The Great Lakes and connecting waterways have remained the center of traditional and contemporary economies for centuries. Meet the Ojibwe and a tribe that was relocated to this region—the Oneida Tribe of Wisconsin who care for these lands. Natural resources are the Tribes’ main economy, including the famous Red Lake walleye and wild rice lakes.
All across Alaska, Native cultures have depended on the abundant natural resources found there to support their families, cultures and way of life. Now these resources are growing scarce, and the people who have relied on them for centuries have to find new ways to adapt.

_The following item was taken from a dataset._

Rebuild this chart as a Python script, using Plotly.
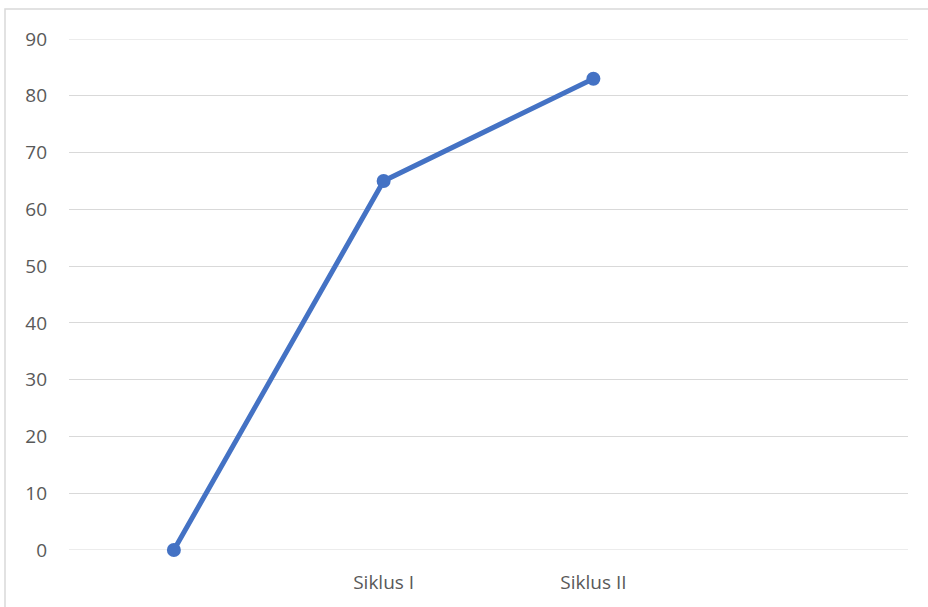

Oklahoma is home to thirty-nine federally recognized tribes. Nowhere in North America will you find such diversity among Native Peoples, and nowhere will you find a more tragic history. Host Moses Brings Plenty (Oglala Lakota) guides this episode of Growing Native on a journey through Oklahoma’s past and present.
A short documentary about the Ojibwe Native Americans of Northern Minnesota and the wild rice (Manoomin) they consider a sacred gift from the Creator. The film tells the Creation and Migration stories that are central to the tribe's oral history and belief system while showing the traditional process of hand-harvesting and parching the wild rice. Biotech companies are currently researching ways to genetically modify the rice and the community is fighting to keep it wild.
Xapiri is a Yanomami term that characterizes the shamans, male spirits (xapiri thëpë) and also auxiliary spirits (xapiri pë). Xapiri is an experimental film about Yanomami shamanism that was filmed during a meeting of 37 shamans at the Watoriki Reserve, Roraima, in March of 2011. The film was designed to take into account two different notions of image: those of the Yanomami and ours. Therefore, it does not set out to explain shamanism, its methods or procedures, but to allow different cultures to visualize and feel the way in which the shamans “embody” the spirits, their bodies and voices.
This hour-long documentary is a provocative look at a historical event of which few Americans are aware. In mid-January, 1893, armed troops from the U.S.S Boston landed at Honolulu in support of a treasonous coup d’état against the constitutional sovereign of the Hawaiian Kingdom, Queen Lili‘uokalani. The event was described by U.S. President Grover Cleveland as an "act of war."
The Cherokee language is deeply tied to Cherokee identity; yet generations of assimilation efforts by the U.S. government and anti-Indigenous stigmas have forced the Tri-Council of Cherokee tribes to declare a State of Emergency for the language in 2019. While there are 430,000 Cherokee citizens in the three federally recognized tribes, fewer than an estimated 2,000 fluent speakers remain—the majority of whom are elderly. The covid pandemic has unfortunately hastened the course. Language activists, artists, and the youth must now lead the charge of urgent radical revitalization efforts to help save the language from the brink of extinction.